Theresa May's battle with Nicola Sturgeon for the future of the Union turned personal today as the two women traded barbs over Scottish independence.
The First Minister suggested she had a more solid mandate than the "unelected" Prime Minister, prompting the Conservatives to suggest Sturgeon had "gone the full Donald Trump".
Setting the tone for what is likely to be a long and bitter fight over "indyref2", Sturgeon appeared riled by suggestions on Twitter that she does not have a mandate for a referendum because she has no overall majority in the Scottish Parliament.
She tweeted: "A quick reminder: Tory vote in [general election] 2015 - 36.9 per cent. SNP constituency vote in [2016 Scottish election] - 46.5 per cent. Trading mandates does not put PM on strong ground."
Taking a swipe at the fact that May has not fought a general election and was unopposed in the party leadership contest, she added: "In addition, I was elected as FM on a clear manifesto commitment re #scotref.
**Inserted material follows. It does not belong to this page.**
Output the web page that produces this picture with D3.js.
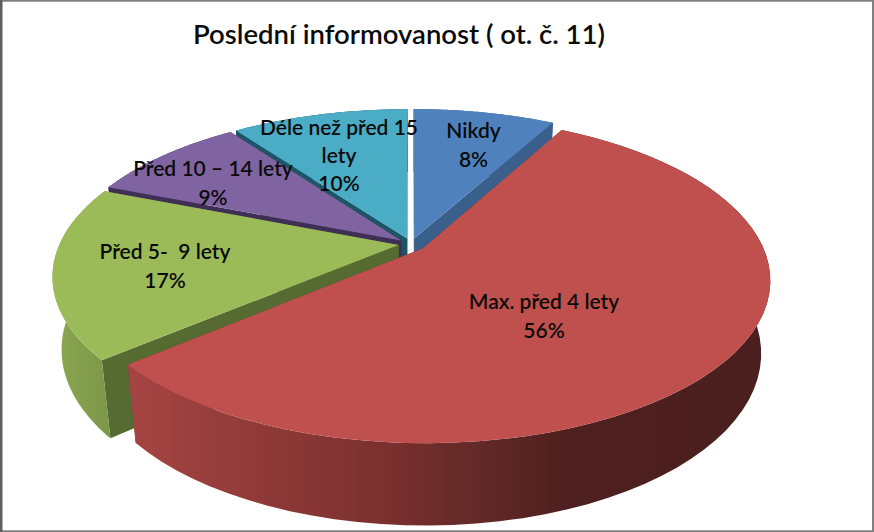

The PM is not yet elected by anyone."
Ruth Davidson, the Scottish Conservative leader who is likely to play a key role for the Unionists in any future referendum, replied: "Responding to anonymous tittle-tattle by trading mandates over Twitter? Goodness. Someone's gone the full Donald Trump ... "
In the Commons, May used a question-and-answer session over her visit to the European Council last week to aim her own waspish comments at Sturgeon.
She said: "This is not a moment for playing political games. It is a moment to bring our country together to honour the will of the British people and to shape for them a better, brighter future and a better Britain."
She added: "The evidence in Scotland is that actually the majority of the Scottish people do not want a second independence referendum."
Asked whether she had come across support for an independent Scotland joining the EU on a visit to Brussels last week, May said: "I did not detect any such support".
The Prime Minister was answering questions in Parliament after making a statement on her visit to the European Council last week.
After being asked a question by Alex Salmond, the former leader of the SNP, she pointed out that Salmond had described the 2014 independence referendum as "a once-in-a-generation vote", adding: "It seems a generation now is less than three years".